Vegetables, yarn, and yarns: all of my passions all in one place.

Tuesday, April 16, 2013

National Poetry Month, i.e. a kick in the pants for writing productivity

We are now in the midst of April, now known to writer's everywhere as National Poetry Month. As the month began, I subscribed to a service of the Academy of American Poets that emails me a poem a day to keep me in the spirit of things. I haven't written a poem this month, because I've been too busy unpacking. (The part of the house we are living in, as of the end of this past weekend, officially has no boxes located in the living room, kitchen, dinette, or bathroom. I consider it a small victory and rewarded myself with my first viewing of The Dark Knight Rises, which I borrowed from my new local library.) However, my poem a day has keep me feeling the holiday poemy spirit. The first poem emailed to me was, in fact, one written by my old Craft and Theory of Poetry professor. The universe has a way of reminding you where you've been and helping you not forget those who have helped to shape you along the way.

I have not poemed. I have, however started making headway on my novel restructuring. I have the entire thing laid out and I'm fitting the pieces back together one time-frame at a time. It's a slow, tedious process, but it's one I'm hoping will reward my labor at the end. I'm impatient to have the thing done and sent off again, but I also want to make sure I do this thing right. Thus, I'm taking my time with it, but it's getting there. Like the tortoise. Slow and plodding but determined to finish the race.

In the meantime, I have managed to finish Cloud Atlas. I immediately gave it to my husband upon finishing, because this book was brilliant. It's one of those rare finds that live up to the hype you hear people spew about it. At the start, I was like "What is this?" but a few chapters in, I got into the meoldy of it, the nested dreams it reveals and their minor but important connections. And then, the message of hope and of humanity, the vision of destruction and carnage, it's fantastical elements all melded together to give such an apt picture of the world as it stands. Admittedly, some of the accents written in bothered me no end, but I coped and slogged through them, and after doing so, I can tell you: read this book. If for no other reason than to get to the last sentence and feel the weight of its full meaning.

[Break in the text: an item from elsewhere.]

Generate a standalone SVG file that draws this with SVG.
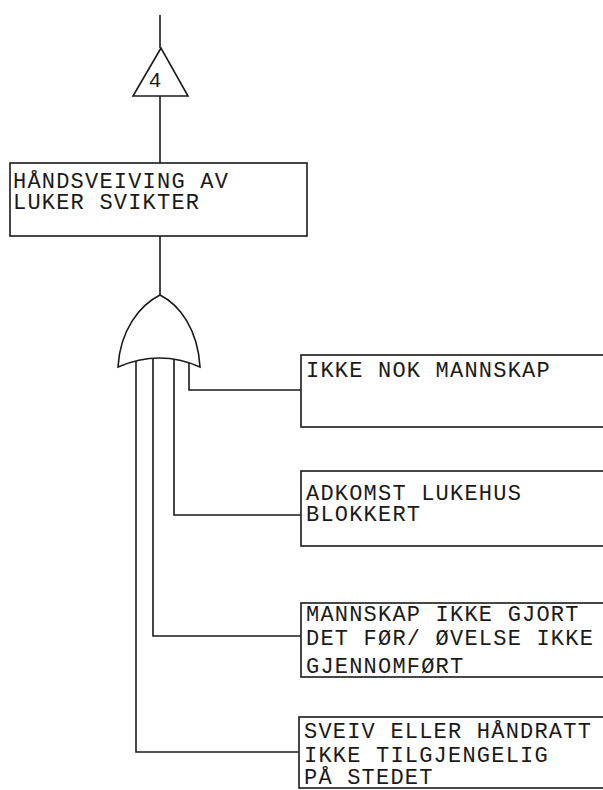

I also read Jasper Fforde's first Thursday Next novel, The Eyre Affair. Considering that in the Craftlit Podcast of which I'm a listener, we are currently reading an audiobook of Jane Eyre, I particularly got into The Eyre Affair, being able to remember clearly what scenes from the book were used and changed. Granted, after reading Cloud Atlas, the first Thursday Next novel can only offer so much in comparison, but it was a fun romp. The originality and playfulness of the prose and the way in which Fforde melded (alternate) history and literature was something that I, as an English major with two masters degrees under my belt, couldn't help but appreciate in the fullest. I only wish we lived in a universe that valued literature even a quarter of the amount that it is appreciated by the characters in the universe constructed by Fforde. It was fun but intelligent and I'll continue to read about Thursday and her literary antics.

Good books. Novel Progress. New House. Plus, my husband came home last night with a present for me: the rototiller we need to create my giant vegetable garden in the backyard. I'm thinking positive and hoping that good things continue to make there way into my life, and I am gratefull for the good that has already come.